Search the material for the string "diagram", then return every line where it is found.

[start]

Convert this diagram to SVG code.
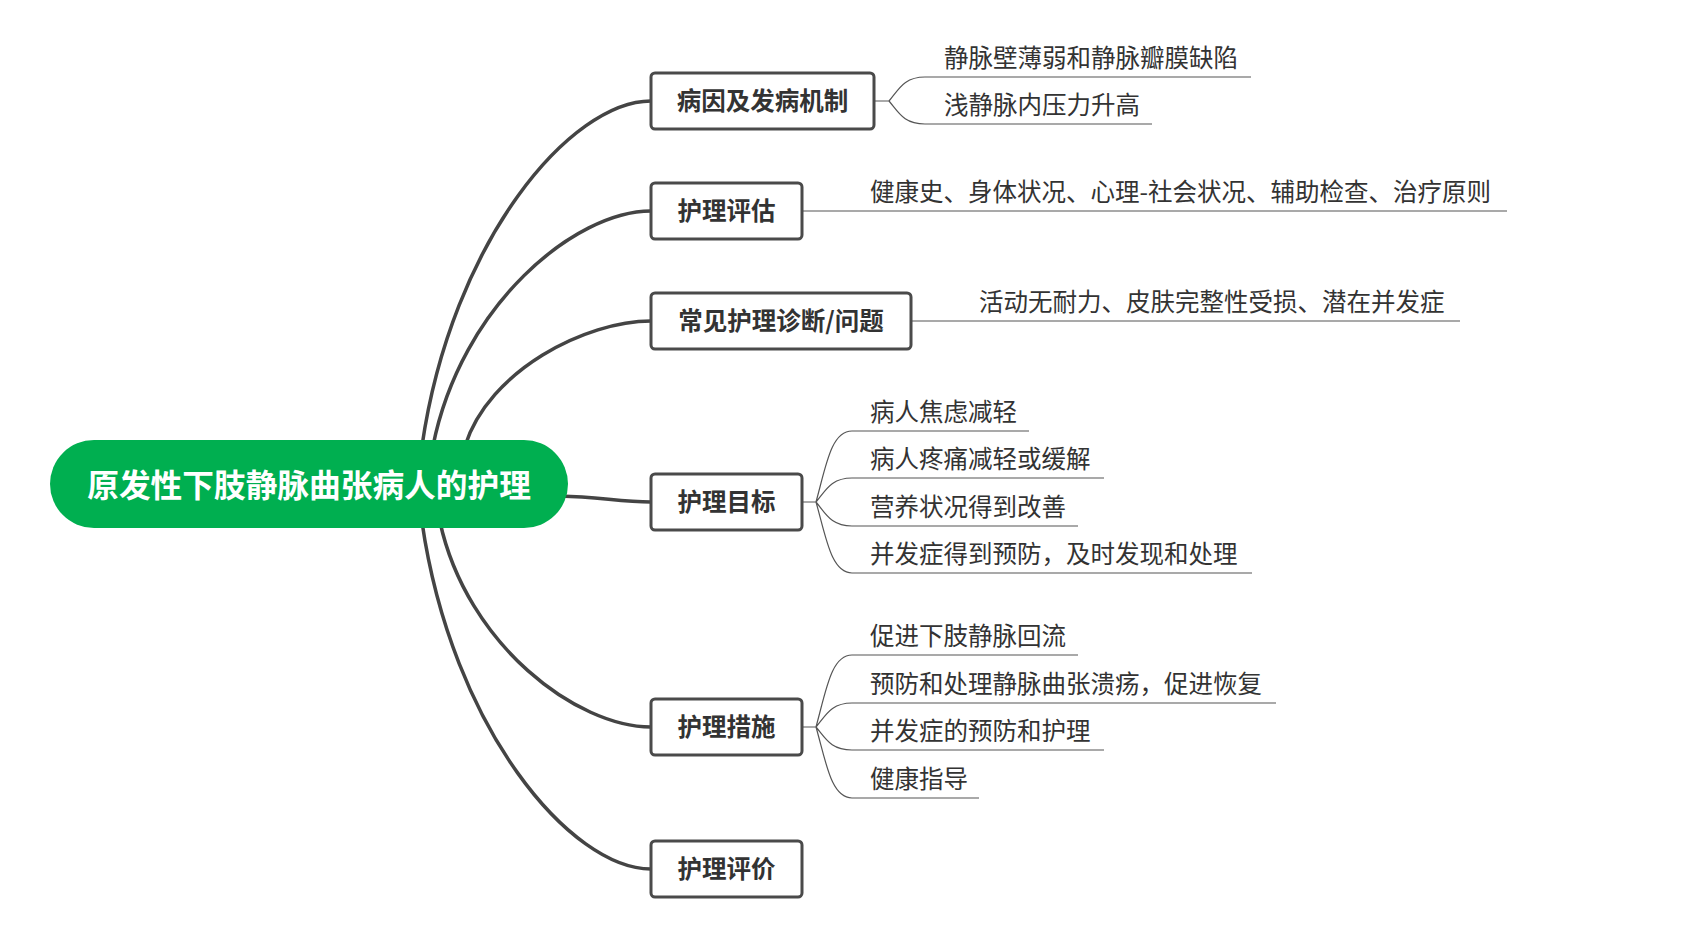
<svg xmlns="http://www.w3.org/2000/svg" width="1693" height="942" viewBox="0 0 1693 942">
<style>
.main{fill:none;stroke:#444;stroke-width:3.5;stroke-linecap:round}
.thin{fill:none;stroke:#555;stroke-width:1.2}
.box{fill:#fff;stroke:#4a4a4a;stroke-width:3}
.bt{font-family:"Noto Sans CJK SC","Noto Sans",sans-serif;font-weight:bold;font-size:24.5px;fill:#333;text-anchor:middle}
.ct{font-family:"Noto Sans CJK SC","Noto Sans",sans-serif;font-size:24.5px;fill:#333}
.root{font-family:"Noto Sans CJK SC","Noto Sans",sans-serif;font-weight:bold;font-size:31.7px;fill:#fff;text-anchor:middle}
</style>
<rect width="1693" height="942" fill="#fff"/>
<g id="connectors">
<path class="main" d="M422 446 C452 240 571 101 651 101"/>
<path class="main" d="M433 446 C461 305 575 211 651 211"/>
<path class="main" d="M465 446 C489 370 586 321 651 321"/>
<path class="main" d="M560 496 C600 497 620 502 651 502"/>
<path class="main" d="M440 522 C467 645 577 727 651 727"/>
<path class="main" d="M422 522 C452 729 571 869 651 869"/>
<path class="thin" d="M874 101 H889 M889 101 C899 89 904 77 925 77 H1251 M889 101 C899 113 904 124 925 124 H1152"/>
<path class="thin" d="M802 211 H1507"/>
<path class="thin" d="M911 321 H1460"/>
<path class="thin" d="M802 502 H816 M816 502 C826 466 831 431 852 431 H1029 M816 502 C826 490 831 478 852 478 H1104 M816 502 C826 514 831 526 852 526 H1078 M816 502 C826 537 831 573 852 573 H1252"/>
<path class="thin" d="M802 727 H816 M816 727 C826 691 831 655 852 655 H1078 M816 727 C826 715 831 703 852 703 H1276 M816 727 C826 739 831 750 852 750 H1104 M816 727 C826 762 831 798 852 798 H979"/>
</g>
<g id="root">
<rect x="50" y="440" width="518" height="88" rx="44" fill="#00AF50"/>
<text class="root" x="309" y="497">原发性下肢静脉曲张病人的护理</text>
</g>
<g id="n1">
<rect class="box" x="651" y="73" width="223" height="56" rx="4"/>
<text class="bt" x="762.5" y="110">病因及发病机制</text>
<text class="ct" x="944" y="67">静脉壁薄弱和静脉瓣膜缺陷</text>
<text class="ct" x="944" y="114">浅静脉内压力升高</text>
</g>
<g id="n2">
<rect class="box" x="651" y="183" width="151" height="56" rx="4"/>
<text class="bt" x="726.5" y="220">护理评估</text>
<text class="ct" x="870" y="201">健康史、身体状况、心理-社会状况、辅助检查、治疗原则</text>
</g>
<g id="n3">
<rect class="box" x="651" y="293" width="260" height="56" rx="4"/>
<text class="bt" x="781" y="330">常见护理诊断/问题</text>
<text class="ct" x="979" y="311">活动无耐力、皮肤完整性受损、潜在并发症</text>
</g>
<g id="n4">
<rect class="box" x="651" y="474" width="151" height="56" rx="4"/>
<text class="bt" x="726.5" y="511">护理目标</text>
<text class="ct" x="870" y="421">病人焦虑减轻</text>
<text class="ct" x="870" y="468">病人疼痛减轻或缓解</text>
<text class="ct" x="870" y="516">营养状况得到改善</text>
<text class="ct" x="870" y="563">并发症得到预防，及时发现和处理</text>
</g>
<g id="n5">
<rect class="box" x="651" y="699" width="151" height="56" rx="4"/>
<text class="bt" x="726.5" y="736">护理措施</text>
<text class="ct" x="870" y="645">促进下肢静脉回流</text>
<text class="ct" x="870" y="693">预防和处理静脉曲张溃疡，促进恢复</text>
<text class="ct" x="870" y="740">并发症的预防和护理</text>
<text class="ct" x="870" y="788">健康指导</text>
</g>
<g id="n6">
<rect class="box" x="651" y="841" width="151" height="56" rx="4"/>
<text class="bt" x="726.5" y="878">护理评价</text>
</g>
</svg>
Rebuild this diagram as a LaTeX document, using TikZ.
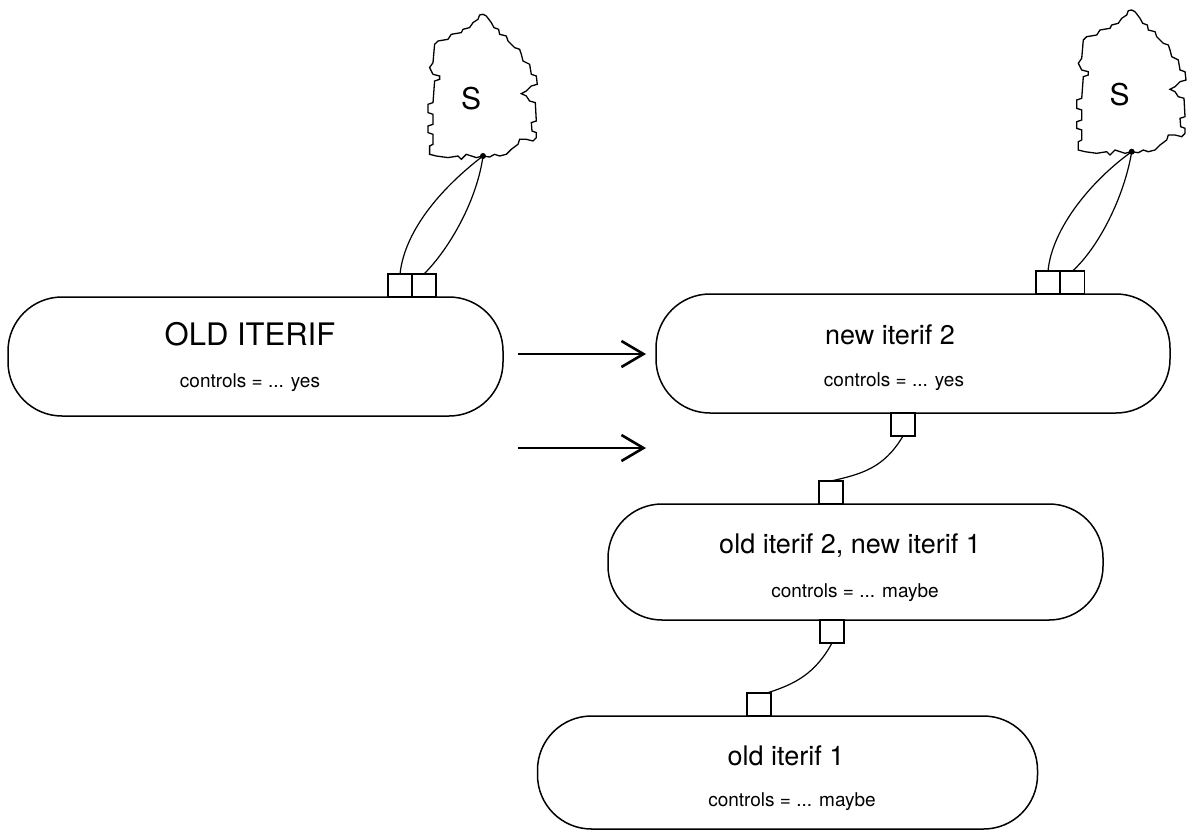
\documentclass[tikz,border=0pt]{standalone}
\usepackage{fontspec}
\setmainfont{TeX Gyre Heros}
\usetikzlibrary{arrows.meta}
\tikzset{
  pill/.style={draw, line width=1.5pt, rounded corners=54pt, inner sep=0pt, outer sep=0pt},
  port/.style={draw, line width=1.3pt, minimum width=24pt, minimum height=23pt, inner sep=0pt, outer sep=0pt},
  bigtitle/.style={anchor=base, inner sep=0pt, font=\fontsize{31}{34}\selectfont},
  title/.style={anchor=base, inner sep=0pt, font=\fontsize{27}{30}\selectfont},
  sub/.style={anchor=base, inner sep=0pt, font=\fontsize{19}{23}\selectfont},
  wire/.style={line width=1.2pt},
  shiftarrow/.style={line width=1.5pt, -{Straight Barb[length=22pt,width=26pt,line width=2.6pt]}},
  glyph/.style={inner sep=0pt, font=\fontsize{30}{34}\selectfont},
  cloudline/.style={line width=1.3pt, line join=miter},
  cloud/.pic={
    \draw[cloudline] (0,-141.7) -- (3.3,-140) -- (8.3,-133.4) -- (11,-128.4) -- (15.6,-126.7)
      -- (16.6,-121.7) -- (23.3,-120) -- (25,-115) -- (28.3,-111.7) -- (31.6,-108.4)
      -- (36.6,-106.7) -- (38.3,-101.7) -- (40,-95) -- (46.6,-91.7) -- (48.3,-81.7)
      -- (53.3,-80) -- (54.3,-71.7) -- (48.3,-70) -- (43.3,-65) -- (38.3,-62.4)
      -- (43.3,-60) -- (46.6,-55) -- (52.3,-53.4) -- (53.3,-35) -- (48.3,-33.4)
      -- (49,-25) -- (53.3,-23.4) -- (53.3,-18.4) -- (50,-15) -- (43.3,-16.7)
      -- (36.6,-16.7) -- (35,-11.7) -- (28.3,-6.7) -- (23.3,-1.7) -- (16.6,0)
      -- (11.6,-1.7) -- (6.6,1) -- (0,0) -- (-6.7,1.6) -- (-16.7,-1.7)
      -- (-21.7,3.3) -- (-25,0) -- (-35,1.6) -- (-46.7,0) -- (-53.4,-1.7)
      -- (-53.4,-10) -- (-50,-11.7) -- (-50,-21.7) -- (-55,-23.4) -- (-55,-30)
      -- (-50,-31.7) -- (-50,-41.7) -- (-55,-43.4) -- (-55,-51.7) -- (-50,-53.4)
      -- (-48.4,-75) -- (-43.4,-76.7) -- (-43.4,-80) -- (-50,-81.7) -- (-53.4,-88.4)
      -- (-50,-93.4) -- (-48.4,-111.7) -- (-45,-115) -- (-35,-116.7) -- (-31.7,-121.7)
      -- (-21.7,-123.4) -- (-20,-126.7) -- (-13.4,-128.4) -- (-10,-133.4) -- (-5,-136.7)
      -- (-3.4,-141) -- cycle;
    \node[glyph] (-S) at (-12,-57) {S};
    \fill (0,0) circle (3);
  }
}
\begin{document}
\begin{tikzpicture}[x=1pt,y=-1pt]
  \useasboundingbox (0,0) rectangle (1196,833);

  % the four iterif boxes
  \node[pill, minimum width=495pt, minimum height=119pt] (oldbox) at (255.5,356.5) {};
  \node[pill, minimum width=514pt, minimum height=119pt] (newtwo) at (913,353.5) {};
  \node[pill, minimum width=495pt, minimum height=116pt] (mixbox) at (855.5,562) {};
  \node[pill, minimum width=500pt, minimum height=113pt] (oldone) at (787.5,772.5) {};

  % their labels
  \node[bigtitle] (oldboxT) at (250,345) {OLD ITERIF};
  \node[sub] (oldboxS) at (250,387) {controls = ... yes};
  \node[title] (newtwoT) at (890,344) {new iterif 2};
  \node[sub] (newtwoS) at (894,386) {controls = ... yes};
  \node[title] (mixboxT) at (850,553) {old iterif 2, new iterif 1};
  \node[sub] (mixboxS) at (855,597) {controls = ... maybe};
  \node[title] (oldoneT) at (786,765) {old iterif 1};
  \node[sub] (oldoneS) at (792,806) {controls = ... maybe};

  % ports on the boxes
  \node[port, anchor=south west] (oldp1) at (388,297) {};
  \node[port, anchor=south west] (oldp2) at (412,297) {};
  \node[port, anchor=south west] (newp1) at (1036,294) {};
  \node[port, anchor=south west] (newp2) at (1060.5,294) {};
  \node[port, anchor=north west] (newq)  at (891,413) {};
  \node[port, anchor=south west] (midp)  at (819,504) {};
  \node[port, anchor=north west] (midq)  at (820,620) {};
  \node[port, anchor=south west] (lowp)  at (747,716) {};

  % the two S regions and their attachment points
  \pic (lcloud) at (483,156) {cloud};
  \pic (rcloud) at (1131.7,151.7) {cloud};
  \coordinate (ldot) at (483,156);
  \coordinate (rdot) at (1131.7,151.7);

  % wires from S to the ports
  \draw[wire] (ldot) .. controls (445,185) and (405,228) .. (oldp1.north);
  \draw[wire] (ldot) .. controls (477,200) and (450,248) .. (oldp2.north);
  \draw[wire] (rdot) .. controls (1092,180) and (1052,228) .. (newp1.north);
  \draw[wire] (rdot) .. controls (1124,198) and (1098,248) .. (newp2.north);

  % wires between the chained boxes
  \draw[wire] (newq.south) .. controls (884,468) and (862,474) .. (midp.north);
  \draw[wire] (midq.south) .. controls (815,674) and (795,684) .. ([xshift=8pt]lowp.north);

  % transformation arrows
  \coordinate (m1a) at (518,354);
  \coordinate (m1b) at (646,354);
  \coordinate (m2a) at (518,448);
  \coordinate (m2b) at (646,448);
  \draw[shiftarrow] (m1a) -- (m1b);
  \draw[shiftarrow] (m2a) -- (m2b);
\end{tikzpicture}
\end{document}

[end]

> [Complete output]
Convert this diagram to SVG code.
Rebuild this diagram as a LaTeX document, using TikZ.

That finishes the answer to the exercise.